The Babyphone launch addresses some of those recurring concerns by offering a solution developed specifically for cruise environments. Rather than depending on equipment that may be restricted or unreliable inside steel-structured ships, parents are directed toward an app that is configured for the same network and coverage footprints that support other guest services.
Industry commentary indicates that MXP365’s partner lines have seen families become early adopters of mobile tools that simplify check-in, dining reservations and kids’ club registrations. By adding a baby-monitoring option, the company is expanding that mobile toolkit into overnight routines, which are often among the most stressful aspects of traveling with infants and toddlers.
The Babyphone concept is also emerging at a time when cruise operators are seeking to differentiate their family offerings against land-based resorts and theme parks. Enhanced digital services for parents, including practical safety-oriented tools, are seen as one way to encourage repeat bookings and longer itineraries among young families.
Part of MXP365’s growing digital cruise ecosystem
The Babyphone feature arrives as MXP365 continues to expand its footprint across the cruise sector. Industry outlets have noted that multiple cruise companies have adopted the MXP365 guest platform in recent years, integrating it into branded apps that handle everything from online check-in to onboard purchases and shore excursion reservations.

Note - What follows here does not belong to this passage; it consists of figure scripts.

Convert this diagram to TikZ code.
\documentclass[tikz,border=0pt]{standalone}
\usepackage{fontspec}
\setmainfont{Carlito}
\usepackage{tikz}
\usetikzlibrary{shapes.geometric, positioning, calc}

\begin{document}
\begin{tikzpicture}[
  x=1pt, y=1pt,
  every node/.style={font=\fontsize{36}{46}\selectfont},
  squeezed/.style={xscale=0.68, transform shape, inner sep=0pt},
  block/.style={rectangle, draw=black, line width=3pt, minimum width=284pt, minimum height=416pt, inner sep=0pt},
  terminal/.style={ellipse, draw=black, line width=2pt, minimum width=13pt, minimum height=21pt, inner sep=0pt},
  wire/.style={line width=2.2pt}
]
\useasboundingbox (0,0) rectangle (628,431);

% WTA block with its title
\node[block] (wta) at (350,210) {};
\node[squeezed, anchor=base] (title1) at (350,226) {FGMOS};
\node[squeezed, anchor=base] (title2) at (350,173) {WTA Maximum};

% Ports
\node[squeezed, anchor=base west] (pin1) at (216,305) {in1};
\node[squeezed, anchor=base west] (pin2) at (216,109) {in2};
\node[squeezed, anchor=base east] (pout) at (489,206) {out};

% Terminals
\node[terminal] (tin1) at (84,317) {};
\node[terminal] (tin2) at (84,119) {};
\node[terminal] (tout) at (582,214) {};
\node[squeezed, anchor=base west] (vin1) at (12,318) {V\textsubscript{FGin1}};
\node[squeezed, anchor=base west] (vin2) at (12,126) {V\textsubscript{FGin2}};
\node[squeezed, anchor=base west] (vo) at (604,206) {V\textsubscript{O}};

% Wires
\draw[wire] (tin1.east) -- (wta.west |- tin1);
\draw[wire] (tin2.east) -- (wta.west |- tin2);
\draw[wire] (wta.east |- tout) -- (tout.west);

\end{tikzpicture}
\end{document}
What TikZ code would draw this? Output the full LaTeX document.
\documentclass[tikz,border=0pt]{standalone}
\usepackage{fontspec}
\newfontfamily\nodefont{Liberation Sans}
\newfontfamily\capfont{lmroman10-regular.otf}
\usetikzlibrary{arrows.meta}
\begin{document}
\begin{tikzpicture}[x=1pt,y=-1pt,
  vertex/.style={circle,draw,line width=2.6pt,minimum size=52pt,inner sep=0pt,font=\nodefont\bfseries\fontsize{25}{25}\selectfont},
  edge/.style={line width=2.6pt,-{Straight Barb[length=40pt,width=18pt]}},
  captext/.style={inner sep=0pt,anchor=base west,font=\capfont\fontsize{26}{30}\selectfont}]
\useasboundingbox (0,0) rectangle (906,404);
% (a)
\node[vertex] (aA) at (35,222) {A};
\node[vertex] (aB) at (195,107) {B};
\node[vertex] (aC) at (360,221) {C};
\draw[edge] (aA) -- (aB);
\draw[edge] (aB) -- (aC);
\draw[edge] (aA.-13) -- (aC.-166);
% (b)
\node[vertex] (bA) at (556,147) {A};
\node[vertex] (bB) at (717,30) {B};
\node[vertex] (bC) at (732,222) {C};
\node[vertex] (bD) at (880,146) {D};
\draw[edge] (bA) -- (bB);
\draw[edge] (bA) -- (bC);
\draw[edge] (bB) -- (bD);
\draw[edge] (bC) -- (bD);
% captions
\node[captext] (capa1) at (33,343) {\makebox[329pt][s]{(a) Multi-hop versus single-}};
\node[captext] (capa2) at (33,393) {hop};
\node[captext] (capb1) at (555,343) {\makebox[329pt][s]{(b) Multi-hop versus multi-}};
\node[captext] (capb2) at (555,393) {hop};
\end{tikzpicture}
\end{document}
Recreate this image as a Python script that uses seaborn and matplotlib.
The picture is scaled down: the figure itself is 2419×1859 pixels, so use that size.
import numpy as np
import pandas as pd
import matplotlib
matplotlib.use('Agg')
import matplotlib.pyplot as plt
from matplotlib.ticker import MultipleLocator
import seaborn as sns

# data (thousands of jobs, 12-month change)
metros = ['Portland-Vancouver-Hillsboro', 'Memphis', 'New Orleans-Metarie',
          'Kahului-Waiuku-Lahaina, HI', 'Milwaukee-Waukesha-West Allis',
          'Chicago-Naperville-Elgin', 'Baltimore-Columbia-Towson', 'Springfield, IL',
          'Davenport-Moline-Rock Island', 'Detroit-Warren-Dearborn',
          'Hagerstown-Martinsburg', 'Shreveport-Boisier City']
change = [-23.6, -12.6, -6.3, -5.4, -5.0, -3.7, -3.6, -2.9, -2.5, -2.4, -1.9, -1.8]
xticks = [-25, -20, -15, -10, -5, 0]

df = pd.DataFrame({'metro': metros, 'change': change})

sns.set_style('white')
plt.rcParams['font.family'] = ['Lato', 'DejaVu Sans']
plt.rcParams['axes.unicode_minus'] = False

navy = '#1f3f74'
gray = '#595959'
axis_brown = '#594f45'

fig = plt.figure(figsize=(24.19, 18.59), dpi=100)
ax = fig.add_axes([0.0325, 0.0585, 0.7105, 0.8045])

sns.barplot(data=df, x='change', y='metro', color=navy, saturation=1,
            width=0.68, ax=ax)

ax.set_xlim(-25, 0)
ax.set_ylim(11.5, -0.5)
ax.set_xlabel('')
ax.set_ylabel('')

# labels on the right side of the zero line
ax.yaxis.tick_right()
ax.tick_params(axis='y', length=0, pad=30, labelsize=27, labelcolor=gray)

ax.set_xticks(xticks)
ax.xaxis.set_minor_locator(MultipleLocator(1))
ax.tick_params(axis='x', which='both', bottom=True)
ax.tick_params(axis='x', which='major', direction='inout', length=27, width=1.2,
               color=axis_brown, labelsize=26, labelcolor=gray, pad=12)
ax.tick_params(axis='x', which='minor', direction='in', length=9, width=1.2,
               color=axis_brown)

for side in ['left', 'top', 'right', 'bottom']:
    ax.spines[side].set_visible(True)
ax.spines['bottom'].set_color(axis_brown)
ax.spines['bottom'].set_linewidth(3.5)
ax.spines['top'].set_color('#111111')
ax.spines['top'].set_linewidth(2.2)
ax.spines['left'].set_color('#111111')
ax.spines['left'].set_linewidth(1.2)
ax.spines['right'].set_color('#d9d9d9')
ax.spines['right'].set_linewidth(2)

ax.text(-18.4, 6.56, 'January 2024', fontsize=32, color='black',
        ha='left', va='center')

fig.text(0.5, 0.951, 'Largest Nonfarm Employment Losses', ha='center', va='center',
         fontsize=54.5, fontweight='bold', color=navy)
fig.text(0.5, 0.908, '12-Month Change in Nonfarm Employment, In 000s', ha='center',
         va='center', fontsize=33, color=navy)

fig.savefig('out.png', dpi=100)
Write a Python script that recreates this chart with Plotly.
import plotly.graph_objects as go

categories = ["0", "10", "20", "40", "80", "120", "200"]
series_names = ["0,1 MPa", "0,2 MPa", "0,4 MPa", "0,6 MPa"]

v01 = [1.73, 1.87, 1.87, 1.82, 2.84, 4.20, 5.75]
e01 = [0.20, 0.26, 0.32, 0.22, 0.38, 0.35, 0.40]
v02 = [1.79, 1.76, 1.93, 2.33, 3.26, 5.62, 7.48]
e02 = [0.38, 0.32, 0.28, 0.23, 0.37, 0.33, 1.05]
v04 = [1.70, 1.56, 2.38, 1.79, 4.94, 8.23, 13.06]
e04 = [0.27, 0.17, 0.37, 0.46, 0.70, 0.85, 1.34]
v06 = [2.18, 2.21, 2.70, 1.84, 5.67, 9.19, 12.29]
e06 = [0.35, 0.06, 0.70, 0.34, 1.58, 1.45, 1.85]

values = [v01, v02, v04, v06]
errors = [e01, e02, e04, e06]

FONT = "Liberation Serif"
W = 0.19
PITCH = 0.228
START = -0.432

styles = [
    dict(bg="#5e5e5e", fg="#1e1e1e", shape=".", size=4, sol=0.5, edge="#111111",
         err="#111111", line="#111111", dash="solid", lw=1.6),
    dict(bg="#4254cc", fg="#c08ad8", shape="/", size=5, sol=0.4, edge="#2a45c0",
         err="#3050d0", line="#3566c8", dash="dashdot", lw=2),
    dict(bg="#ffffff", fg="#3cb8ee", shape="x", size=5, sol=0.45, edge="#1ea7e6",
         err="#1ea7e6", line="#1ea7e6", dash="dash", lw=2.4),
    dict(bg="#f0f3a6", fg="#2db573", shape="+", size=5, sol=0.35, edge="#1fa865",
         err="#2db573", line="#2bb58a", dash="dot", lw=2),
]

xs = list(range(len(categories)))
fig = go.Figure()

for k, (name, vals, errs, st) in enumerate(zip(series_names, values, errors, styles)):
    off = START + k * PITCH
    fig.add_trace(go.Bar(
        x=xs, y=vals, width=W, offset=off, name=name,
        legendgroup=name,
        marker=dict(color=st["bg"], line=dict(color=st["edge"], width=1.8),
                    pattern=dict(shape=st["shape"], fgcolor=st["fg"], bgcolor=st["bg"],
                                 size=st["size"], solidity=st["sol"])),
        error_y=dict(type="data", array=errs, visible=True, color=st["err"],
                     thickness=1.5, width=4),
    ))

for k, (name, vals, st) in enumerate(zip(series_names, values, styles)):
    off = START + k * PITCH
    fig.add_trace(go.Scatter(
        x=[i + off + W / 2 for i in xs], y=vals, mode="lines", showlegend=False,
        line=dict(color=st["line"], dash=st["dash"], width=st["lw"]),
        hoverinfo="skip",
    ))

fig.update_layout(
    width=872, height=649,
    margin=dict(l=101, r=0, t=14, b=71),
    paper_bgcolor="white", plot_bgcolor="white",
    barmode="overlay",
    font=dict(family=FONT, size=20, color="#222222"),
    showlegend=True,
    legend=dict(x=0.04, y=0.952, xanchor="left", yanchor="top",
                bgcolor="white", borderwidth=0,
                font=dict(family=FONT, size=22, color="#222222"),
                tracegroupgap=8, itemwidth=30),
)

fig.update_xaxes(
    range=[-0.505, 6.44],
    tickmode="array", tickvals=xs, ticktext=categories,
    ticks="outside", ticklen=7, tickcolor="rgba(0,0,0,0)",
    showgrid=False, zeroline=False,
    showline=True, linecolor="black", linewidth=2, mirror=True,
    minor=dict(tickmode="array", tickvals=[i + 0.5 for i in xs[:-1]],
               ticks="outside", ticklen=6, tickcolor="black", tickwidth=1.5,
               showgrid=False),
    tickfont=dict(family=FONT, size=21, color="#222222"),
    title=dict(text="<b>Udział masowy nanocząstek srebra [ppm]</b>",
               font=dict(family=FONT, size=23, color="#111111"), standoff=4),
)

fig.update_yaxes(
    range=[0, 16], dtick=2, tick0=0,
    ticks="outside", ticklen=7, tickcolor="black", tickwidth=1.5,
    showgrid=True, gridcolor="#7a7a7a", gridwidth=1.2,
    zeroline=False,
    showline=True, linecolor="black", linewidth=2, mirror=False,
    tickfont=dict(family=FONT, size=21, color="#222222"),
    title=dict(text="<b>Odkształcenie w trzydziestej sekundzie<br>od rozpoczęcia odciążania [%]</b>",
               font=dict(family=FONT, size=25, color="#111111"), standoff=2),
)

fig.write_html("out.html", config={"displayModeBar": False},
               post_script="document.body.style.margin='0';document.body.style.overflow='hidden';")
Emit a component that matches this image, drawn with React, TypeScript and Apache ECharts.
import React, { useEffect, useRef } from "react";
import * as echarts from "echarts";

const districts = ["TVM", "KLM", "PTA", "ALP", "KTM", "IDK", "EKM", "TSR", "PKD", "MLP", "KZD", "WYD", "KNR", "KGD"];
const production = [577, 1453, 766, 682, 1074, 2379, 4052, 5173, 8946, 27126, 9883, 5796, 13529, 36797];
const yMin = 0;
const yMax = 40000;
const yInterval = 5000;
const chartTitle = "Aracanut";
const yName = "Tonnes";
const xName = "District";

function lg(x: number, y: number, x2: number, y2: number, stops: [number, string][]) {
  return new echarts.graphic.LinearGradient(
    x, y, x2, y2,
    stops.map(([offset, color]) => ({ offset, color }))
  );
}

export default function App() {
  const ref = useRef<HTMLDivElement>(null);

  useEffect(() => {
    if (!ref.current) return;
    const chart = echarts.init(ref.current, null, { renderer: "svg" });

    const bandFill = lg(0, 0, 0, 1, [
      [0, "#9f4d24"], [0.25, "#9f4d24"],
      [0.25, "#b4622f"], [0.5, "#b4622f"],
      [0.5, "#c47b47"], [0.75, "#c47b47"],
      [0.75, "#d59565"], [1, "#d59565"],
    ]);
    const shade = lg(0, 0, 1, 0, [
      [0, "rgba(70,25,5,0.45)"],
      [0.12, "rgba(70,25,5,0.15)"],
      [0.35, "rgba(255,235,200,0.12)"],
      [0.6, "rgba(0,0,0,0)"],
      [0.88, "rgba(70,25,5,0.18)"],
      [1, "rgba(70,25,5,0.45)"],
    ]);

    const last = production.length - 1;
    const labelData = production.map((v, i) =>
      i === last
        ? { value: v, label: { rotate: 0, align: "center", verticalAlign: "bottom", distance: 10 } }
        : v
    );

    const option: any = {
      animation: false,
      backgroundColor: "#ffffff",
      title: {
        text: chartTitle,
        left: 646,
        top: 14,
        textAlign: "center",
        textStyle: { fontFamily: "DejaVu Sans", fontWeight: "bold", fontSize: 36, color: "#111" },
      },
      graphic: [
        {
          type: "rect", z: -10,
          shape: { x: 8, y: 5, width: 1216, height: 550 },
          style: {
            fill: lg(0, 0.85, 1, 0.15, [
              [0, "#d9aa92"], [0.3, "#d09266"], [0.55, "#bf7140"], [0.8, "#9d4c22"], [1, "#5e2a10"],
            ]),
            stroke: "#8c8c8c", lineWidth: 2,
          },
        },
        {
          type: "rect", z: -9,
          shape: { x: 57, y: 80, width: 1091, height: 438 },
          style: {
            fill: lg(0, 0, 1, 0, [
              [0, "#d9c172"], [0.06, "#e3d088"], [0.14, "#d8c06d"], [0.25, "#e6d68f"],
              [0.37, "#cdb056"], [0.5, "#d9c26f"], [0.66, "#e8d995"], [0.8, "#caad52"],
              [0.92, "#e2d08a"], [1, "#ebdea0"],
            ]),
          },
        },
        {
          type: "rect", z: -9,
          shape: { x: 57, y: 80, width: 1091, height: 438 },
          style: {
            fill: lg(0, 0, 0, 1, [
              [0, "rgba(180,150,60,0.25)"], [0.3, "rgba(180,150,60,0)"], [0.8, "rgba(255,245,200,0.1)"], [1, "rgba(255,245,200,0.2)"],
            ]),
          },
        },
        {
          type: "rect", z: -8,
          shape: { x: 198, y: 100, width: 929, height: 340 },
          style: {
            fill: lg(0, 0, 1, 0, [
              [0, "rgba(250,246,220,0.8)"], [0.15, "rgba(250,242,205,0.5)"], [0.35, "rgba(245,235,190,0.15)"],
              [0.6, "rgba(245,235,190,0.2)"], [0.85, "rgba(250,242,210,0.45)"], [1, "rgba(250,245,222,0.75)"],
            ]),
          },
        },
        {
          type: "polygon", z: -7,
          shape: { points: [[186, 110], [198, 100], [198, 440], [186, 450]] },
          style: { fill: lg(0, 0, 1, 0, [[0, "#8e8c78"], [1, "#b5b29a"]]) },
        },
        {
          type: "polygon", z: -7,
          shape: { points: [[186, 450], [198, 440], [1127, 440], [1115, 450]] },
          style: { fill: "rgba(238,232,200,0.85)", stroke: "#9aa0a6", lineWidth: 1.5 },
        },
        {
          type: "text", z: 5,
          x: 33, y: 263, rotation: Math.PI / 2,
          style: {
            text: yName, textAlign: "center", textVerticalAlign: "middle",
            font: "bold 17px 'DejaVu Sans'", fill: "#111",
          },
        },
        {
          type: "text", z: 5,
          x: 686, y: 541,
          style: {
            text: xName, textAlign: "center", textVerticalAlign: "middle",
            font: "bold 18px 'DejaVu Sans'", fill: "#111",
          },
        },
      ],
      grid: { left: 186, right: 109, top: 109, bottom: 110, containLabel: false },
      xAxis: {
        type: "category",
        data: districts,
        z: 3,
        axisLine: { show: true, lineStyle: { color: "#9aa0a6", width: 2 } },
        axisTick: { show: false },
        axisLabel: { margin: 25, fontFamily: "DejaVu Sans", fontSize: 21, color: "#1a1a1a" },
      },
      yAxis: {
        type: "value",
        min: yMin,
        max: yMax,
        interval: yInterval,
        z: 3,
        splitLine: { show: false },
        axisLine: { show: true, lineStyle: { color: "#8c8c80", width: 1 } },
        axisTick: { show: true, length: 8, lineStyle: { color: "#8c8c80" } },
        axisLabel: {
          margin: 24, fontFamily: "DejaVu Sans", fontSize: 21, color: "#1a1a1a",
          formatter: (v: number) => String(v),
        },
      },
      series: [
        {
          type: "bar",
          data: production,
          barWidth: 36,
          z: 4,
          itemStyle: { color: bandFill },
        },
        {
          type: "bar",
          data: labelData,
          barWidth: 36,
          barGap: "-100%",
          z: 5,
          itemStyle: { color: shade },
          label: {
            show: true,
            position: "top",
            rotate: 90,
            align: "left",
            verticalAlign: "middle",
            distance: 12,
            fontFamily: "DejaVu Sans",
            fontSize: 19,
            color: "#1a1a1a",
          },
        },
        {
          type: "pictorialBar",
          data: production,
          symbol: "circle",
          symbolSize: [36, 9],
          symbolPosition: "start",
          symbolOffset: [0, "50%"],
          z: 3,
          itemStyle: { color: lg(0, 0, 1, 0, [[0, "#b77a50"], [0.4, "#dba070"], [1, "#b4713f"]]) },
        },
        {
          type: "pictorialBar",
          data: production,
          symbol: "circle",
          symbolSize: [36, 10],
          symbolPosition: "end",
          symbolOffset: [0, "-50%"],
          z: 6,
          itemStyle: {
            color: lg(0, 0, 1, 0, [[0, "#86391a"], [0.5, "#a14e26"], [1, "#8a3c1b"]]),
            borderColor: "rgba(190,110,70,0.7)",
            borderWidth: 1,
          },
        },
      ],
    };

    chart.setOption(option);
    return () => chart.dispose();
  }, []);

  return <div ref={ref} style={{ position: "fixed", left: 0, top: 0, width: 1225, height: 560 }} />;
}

MXP365’s focus on a unified digital journey means that the same architecture used for Babyphone also underpins messaging, daily program updates and targeted offers delivered via mobile devices, interactive cabin TVs and public-area screens. This allows new services to be rolled out across channels once the underlying capability is in place.
Published reports on MXP365’s recent development roadmap highlight continued investment in smart messaging, guest chat and personalized content delivery. Within that context, Babyphone is another specialized communication use case, tailored this time to parents who may want to stay close to evening entertainment or dining venues while young children sleep.
The expansion reflects a wider trend in the cruise industry toward modular, cloud-based digital platforms that can be updated ship by ship or fleet by fleet. As more guest interactions move onto mobile devices, operators can add focused tools such as Babyphone in response to specific lifestyle needs without waiting for full hardware cycles or dry-dock refits.
Implications for the future of family cruising
The introduction of a baby-monitoring app optimized for shipboard conditions points to how targeted digital services could reshape family travel at sea. As more cruise lines adopt platforms like MXP365, parents may come to expect integrated tools for everything from nursery bookings to teen communication, all accessible from a single interface.
For cruise operators, Babyphone-type features highlight how investments in guest technology can serve multiple strategic goals at once: supporting safety-conscious parents, encouraging use of onboard venues and reinforcing brand perceptions of being both family friendly and digitally forward.
Analysts following the cruise technology segment suggest that the competitive landscape is likely to drive further innovation around family-specific experiences. As operators refine kids’ clubs, family cabins and themed sailings, services such as Babyphone become part of a broader package aimed at making multigenerational cruising more convenient.
Whether Babyphone becomes a standard expectation across fleets will depend on adoption by cruise lines and feedback from parents using the tool at sea. For now, its appearance within the MXP365 platform underscores how quickly digital ecosystems onboard cruise ships are evolving to address the everyday concerns of families traveling with the youngest passengers.